▶ [TO DO]: Give every line of the data again, unchanged, but with no pictures.

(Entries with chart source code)
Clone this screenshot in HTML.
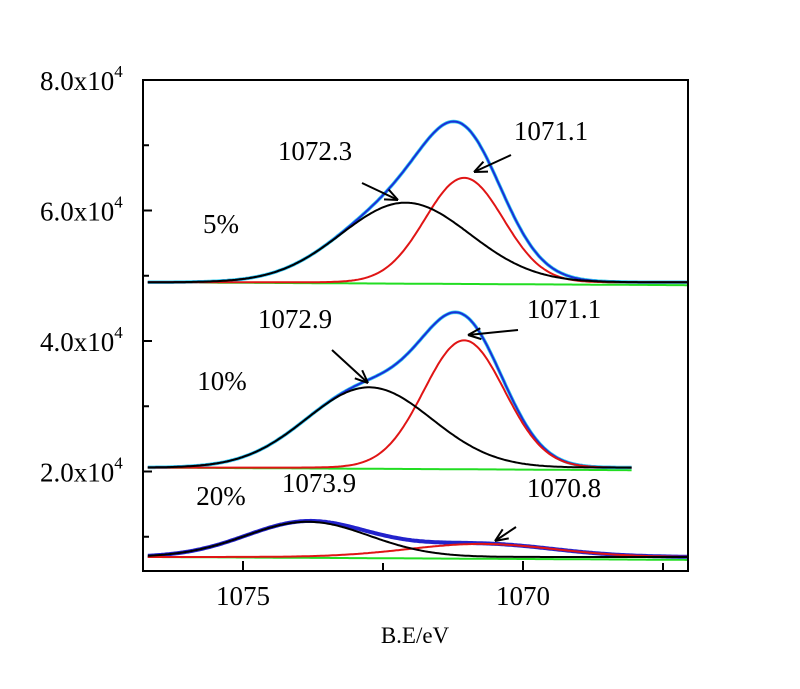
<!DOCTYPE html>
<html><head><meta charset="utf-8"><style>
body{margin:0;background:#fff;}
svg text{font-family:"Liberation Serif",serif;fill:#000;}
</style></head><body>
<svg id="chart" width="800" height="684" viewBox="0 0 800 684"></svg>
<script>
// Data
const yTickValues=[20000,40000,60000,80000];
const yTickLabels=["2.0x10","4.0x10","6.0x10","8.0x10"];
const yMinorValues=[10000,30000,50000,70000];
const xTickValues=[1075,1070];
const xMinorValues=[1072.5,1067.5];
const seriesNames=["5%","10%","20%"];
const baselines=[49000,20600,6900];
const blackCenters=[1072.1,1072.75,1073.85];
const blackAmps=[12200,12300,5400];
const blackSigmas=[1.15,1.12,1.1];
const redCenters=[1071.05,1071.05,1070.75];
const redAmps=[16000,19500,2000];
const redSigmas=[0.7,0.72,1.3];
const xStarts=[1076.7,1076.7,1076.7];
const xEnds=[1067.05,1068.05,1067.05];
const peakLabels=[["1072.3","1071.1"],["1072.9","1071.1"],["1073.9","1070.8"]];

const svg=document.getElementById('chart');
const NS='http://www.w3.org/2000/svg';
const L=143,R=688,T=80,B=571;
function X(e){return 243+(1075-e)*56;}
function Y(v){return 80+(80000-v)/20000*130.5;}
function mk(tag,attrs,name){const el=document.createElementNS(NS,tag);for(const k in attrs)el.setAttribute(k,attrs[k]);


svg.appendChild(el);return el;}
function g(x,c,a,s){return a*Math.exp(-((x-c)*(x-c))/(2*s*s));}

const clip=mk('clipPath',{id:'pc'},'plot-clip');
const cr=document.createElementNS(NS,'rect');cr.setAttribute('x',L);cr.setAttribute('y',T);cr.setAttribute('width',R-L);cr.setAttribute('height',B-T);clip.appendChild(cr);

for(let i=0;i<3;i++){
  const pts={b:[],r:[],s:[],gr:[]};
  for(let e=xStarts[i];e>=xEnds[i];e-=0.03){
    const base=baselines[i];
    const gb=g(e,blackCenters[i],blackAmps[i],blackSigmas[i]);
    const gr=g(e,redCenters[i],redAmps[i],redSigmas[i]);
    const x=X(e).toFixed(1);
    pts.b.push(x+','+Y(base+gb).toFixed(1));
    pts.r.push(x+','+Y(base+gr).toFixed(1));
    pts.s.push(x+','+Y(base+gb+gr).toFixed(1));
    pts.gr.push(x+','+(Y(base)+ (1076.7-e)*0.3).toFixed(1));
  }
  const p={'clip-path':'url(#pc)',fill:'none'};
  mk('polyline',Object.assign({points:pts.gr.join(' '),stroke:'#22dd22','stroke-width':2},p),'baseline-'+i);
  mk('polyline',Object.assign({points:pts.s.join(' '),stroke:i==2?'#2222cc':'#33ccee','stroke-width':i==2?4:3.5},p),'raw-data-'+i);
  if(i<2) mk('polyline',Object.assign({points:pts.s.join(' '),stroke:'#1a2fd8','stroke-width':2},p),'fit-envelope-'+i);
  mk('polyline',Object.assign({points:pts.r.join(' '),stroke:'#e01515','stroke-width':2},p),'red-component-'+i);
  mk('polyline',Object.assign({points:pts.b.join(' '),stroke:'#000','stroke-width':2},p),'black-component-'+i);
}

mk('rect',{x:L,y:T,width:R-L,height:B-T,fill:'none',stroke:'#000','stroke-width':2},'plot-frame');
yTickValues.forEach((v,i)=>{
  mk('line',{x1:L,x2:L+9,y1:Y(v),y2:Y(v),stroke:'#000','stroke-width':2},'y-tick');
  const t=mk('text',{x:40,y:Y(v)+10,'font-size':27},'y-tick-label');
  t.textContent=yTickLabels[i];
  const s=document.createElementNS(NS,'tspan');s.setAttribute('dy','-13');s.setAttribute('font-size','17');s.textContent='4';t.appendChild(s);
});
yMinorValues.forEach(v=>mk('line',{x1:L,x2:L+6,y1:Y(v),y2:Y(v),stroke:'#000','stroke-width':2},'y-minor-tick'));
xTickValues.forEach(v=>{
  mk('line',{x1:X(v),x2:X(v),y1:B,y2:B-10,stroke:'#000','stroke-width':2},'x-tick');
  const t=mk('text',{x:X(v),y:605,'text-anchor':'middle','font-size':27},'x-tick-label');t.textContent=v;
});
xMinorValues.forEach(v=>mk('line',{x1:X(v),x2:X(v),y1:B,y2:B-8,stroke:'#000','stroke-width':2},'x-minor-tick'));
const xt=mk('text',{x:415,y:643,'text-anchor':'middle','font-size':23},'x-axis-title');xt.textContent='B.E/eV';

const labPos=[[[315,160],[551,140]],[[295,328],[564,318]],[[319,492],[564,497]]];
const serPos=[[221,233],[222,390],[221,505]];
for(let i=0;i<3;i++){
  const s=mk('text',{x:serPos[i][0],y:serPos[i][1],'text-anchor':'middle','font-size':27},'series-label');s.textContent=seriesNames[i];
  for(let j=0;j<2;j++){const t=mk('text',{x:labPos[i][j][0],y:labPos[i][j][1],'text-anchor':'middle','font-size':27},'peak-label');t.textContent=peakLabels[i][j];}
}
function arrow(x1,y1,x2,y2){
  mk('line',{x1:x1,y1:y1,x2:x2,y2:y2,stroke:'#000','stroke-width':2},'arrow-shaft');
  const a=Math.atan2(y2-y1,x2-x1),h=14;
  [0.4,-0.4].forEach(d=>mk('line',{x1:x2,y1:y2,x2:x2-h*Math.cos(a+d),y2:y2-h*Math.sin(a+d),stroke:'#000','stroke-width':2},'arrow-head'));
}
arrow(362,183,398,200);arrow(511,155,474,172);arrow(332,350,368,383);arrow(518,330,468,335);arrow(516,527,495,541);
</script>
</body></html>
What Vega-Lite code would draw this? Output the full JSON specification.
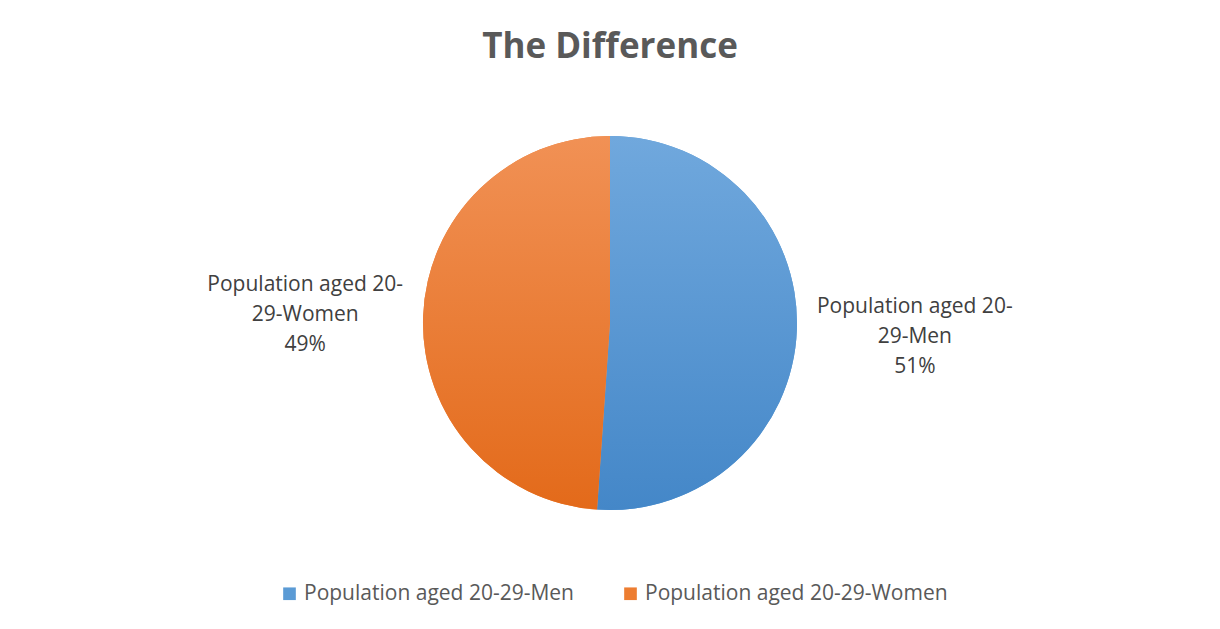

▶ [COMPLETE OUTPUT]:
Clone this screenshot in HTML.
<!DOCTYPE html>
<html><head><meta charset="utf-8"><style>
body{margin:0;background:#fff;}
svg text{font-family:"Liberation Serif",serif;fill:#000;}
</style></head><body>
<svg id="chart" width="800" height="684" viewBox="0 0 800 684"></svg>
<script>
// Data
const yTickValues=[20000,40000,60000,80000];
const yTickLabels=["2.0x10","4.0x10","6.0x10","8.0x10"];
const yMinorValues=[10000,30000,50000,70000];
const xTickValues=[1075,1070];
const xMinorValues=[1072.5,1067.5];
const seriesNames=["5%","10%","20%"];
const baselines=[49000,20600,6900];
const blackCenters=[1072.1,1072.75,1073.85];
const blackAmps=[12200,12300,5400];
const blackSigmas=[1.15,1.12,1.1];
const redCenters=[1071.05,1071.05,1070.75];
const redAmps=[16000,19500,2000];
const redSigmas=[0.7,0.72,1.3];
const xStarts=[1076.7,1076.7,1076.7];
const xEnds=[1067.05,1068.05,1067.05];
const peakLabels=[["1072.3","1071.1"],["1072.9","1071.1"],["1073.9","1070.8"]];

const svg=document.getElementById('chart');
const NS='http://www.w3.org/2000/svg';
const L=143,R=688,T=80,B=571;
function X(e){return 243+(1075-e)*56;}
function Y(v){return 80+(80000-v)/20000*130.5;}
function mk(tag,attrs,name){const el=document.createElementNS(NS,tag);for(const k in attrs)el.setAttribute(k,attrs[k]);


svg.appendChild(el);return el;}
function g(x,c,a,s){return a*Math.exp(-((x-c)*(x-c))/(2*s*s));}

const clip=mk('clipPath',{id:'pc'},'plot-clip');
const cr=document.createElementNS(NS,'rect');cr.setAttribute('x',L);cr.setAttribute('y',T);cr.setAttribute('width',R-L);cr.setAttribute('height',B-T);clip.appendChild(cr);

for(let i=0;i<3;i++){
  const pts={b:[],r:[],s:[],gr:[]};
  for(let e=xStarts[i];e>=xEnds[i];e-=0.03){
    const base=baselines[i];
    const gb=g(e,blackCenters[i],blackAmps[i],blackSigmas[i]);
    const gr=g(e,redCenters[i],redAmps[i],redSigmas[i]);
    const x=X(e).toFixed(1);
    pts.b.push(x+','+Y(base+gb).toFixed(1));
    pts.r.push(x+','+Y(base+gr).toFixed(1));
    pts.s.push(x+','+Y(base+gb+gr).toFixed(1));
    pts.gr.push(x+','+(Y(base)+ (1076.7-e)*0.3).toFixed(1));
  }
  const p={'clip-path':'url(#pc)',fill:'none'};
  mk('polyline',Object.assign({points:pts.gr.join(' '),stroke:'#22dd22','stroke-width':2},p),'baseline-'+i);
  mk('polyline',Object.assign({points:pts.s.join(' '),stroke:i==2?'#2222cc':'#33ccee','stroke-width':i==2?4:3.5},p),'raw-data-'+i);
  if(i<2) mk('polyline',Object.assign({points:pts.s.join(' '),stroke:'#1a2fd8','stroke-width':2},p),'fit-envelope-'+i);
  mk('polyline',Object.assign({points:pts.r.join(' '),stroke:'#e01515','stroke-width':2},p),'red-component-'+i);
  mk('polyline',Object.assign({points:pts.b.join(' '),stroke:'#000','stroke-width':2},p),'black-component-'+i);
}

mk('rect',{x:L,y:T,width:R-L,height:B-T,fill:'none',stroke:'#000','stroke-width':2},'plot-frame');
yTickValues.forEach((v,i)=>{
  mk('line',{x1:L,x2:L+9,y1:Y(v),y2:Y(v),stroke:'#000','stroke-width':2},'y-tick');
  const t=mk('text',{x:40,y:Y(v)+10,'font-size':27},'y-tick-label');
  t.textContent=yTickLabels[i];
  const s=document.createElementNS(NS,'tspan');s.setAttribute('dy','-13');s.setAttribute('font-size','17');s.textContent='4';t.appendChild(s);
});
yMinorValues.forEach(v=>mk('line',{x1:L,x2:L+6,y1:Y(v),y2:Y(v),stroke:'#000','stroke-width':2},'y-minor-tick'));
xTickValues.forEach(v=>{
  mk('line',{x1:X(v),x2:X(v),y1:B,y2:B-10,stroke:'#000','stroke-width':2},'x-tick');
  const t=mk('text',{x:X(v),y:605,'text-anchor':'middle','font-size':27},'x-tick-label');t.textContent=v;
});
xMinorValues.forEach(v=>mk('line',{x1:X(v),x2:X(v),y1:B,y2:B-8,stroke:'#000','stroke-width':2},'x-minor-tick'));
const xt=mk('text',{x:415,y:643,'text-anchor':'middle','font-size':23},'x-axis-title');xt.textContent='B.E/eV';

const labPos=[[[315,160],[551,140]],[[295,328],[564,318]],[[319,492],[564,497]]];
const serPos=[[221,233],[222,390],[221,505]];
for(let i=0;i<3;i++){
  const s=mk('text',{x:serPos[i][0],y:serPos[i][1],'text-anchor':'middle','font-size':27},'series-label');s.textContent=seriesNames[i];
  for(let j=0;j<2;j++){const t=mk('text',{x:labPos[i][j][0],y:labPos[i][j][1],'text-anchor':'middle','font-size':27},'peak-label');t.textContent=peakLabels[i][j];}
}
function arrow(x1,y1,x2,y2){
  mk('line',{x1:x1,y1:y1,x2:x2,y2:y2,stroke:'#000','stroke-width':2},'arrow-shaft');
  const a=Math.atan2(y2-y1,x2-x1),h=14;
  [0.4,-0.4].forEach(d=>mk('line',{x1:x2,y1:y2,x2:x2-h*Math.cos(a+d),y2:y2-h*Math.sin(a+d),stroke:'#000','stroke-width':2},'arrow-head'));
}
arrow(362,183,398,200);arrow(511,155,474,172);arrow(332,350,368,383);arrow(518,330,468,335);arrow(516,527,495,541);
</script>
</body></html>
What Vega-Lite code would draw this? Output the full JSON specification.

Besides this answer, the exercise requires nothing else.